Building an office atmosphere of cultural competency starts with recognizing who the patient populations are and how their cultural beliefs can influence their healthcare needs and expectations. Is the patient’s family familiar with the purpose of preventative health care or well visits? Is the patient’s family accustomed to a traditional set of foods and, if so, how does that impact making dietary recommendations? Is the patient’s family familiar with continuing to administer a medication to their child even if it appears symptoms have resolved? These are the types of questions that are critical to consider when delivering effective care to a diverse patient population.
To answer these types of questions, providers at Martha Eliot Health Center in Jamaica Plain, Mass., another practice in the CHIPRA Massachusetts project, go directly to the patients by conducting focus groups and discussing issues in a newly formed parent and family advisory group. In one case related to nutrition counseling, providers were finding that the healthy food recommendations they were making to families from the Dominican Republic were not sticking.
“They just weren’t the types of foods that parents and grandparents were used to feeding their kids,” says Erin Kelly, resource specialist at Martha Eliot. As a result of conversations with parents to better understand how to make effective nutrition recommendations, the care team shifted their focus to suggesting reducing portion sizes and offering healthy ways to alter traditional recipes. “They definitely appreciate that we use models of the types of food they typically eat rather than trying to completely change their diets.”
After building an atmosphere that understands the patient population, the next step is to understand individuals. It’s important to keep in mind that members of a similar ethnic or language group are not all the same, even though within one group or even across groups there might be similar challenges that people are facing.
“I often talk about cultural humility as opposed to cultural competency because it honors and represents the idea of a power dynamic that patients are experiencing most of the time when they are sitting with a provider,” says Huebner Torres. Cultural humility encourages providers to constantly self-critique their own perceptions of cultural norms and acknowledge the power imbalance between patients and providers. By exercising cultural humility, providers are able to more effectively establish partnerships with their patients in order to let their needs and beliefs inform care decisions.
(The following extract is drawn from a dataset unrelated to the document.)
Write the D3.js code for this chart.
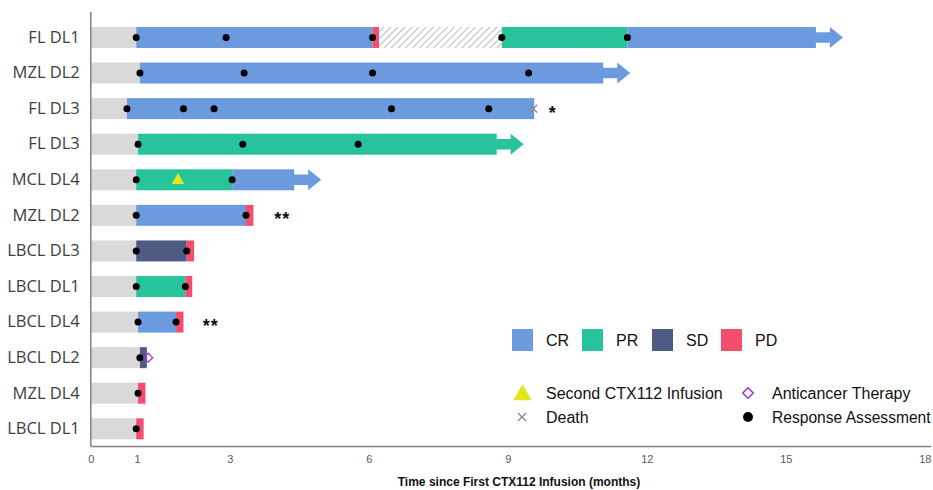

It’s important, however, to avoid pigeon holing patients into a monolithic group. For example, for some Muslim female patients if a doctor asks if the patient smokes, uses drugs or has female partners, these questions are considered so offensive that the provider is probably risking any element of trust with the patient.
How though do you make sure a visit doesn’t offend a patient without missing the people, such as a Muslim gay woman, who are also experiencing health disparities because of their need to remain invisible? This is where this patient-centered medical home model comes into play.
“You have to hear from your patient and navigate conversations carefully to see if they are dealing with their own issues of disparity,” says Huebner Torres. By going one step further into cultural competency, health centers can work with patients to deliver truly patient-centered care. “This is the great opportunity I see from the medical home. It is a chance to reach our diverse patients and those who are most vulnerable to health disparities.”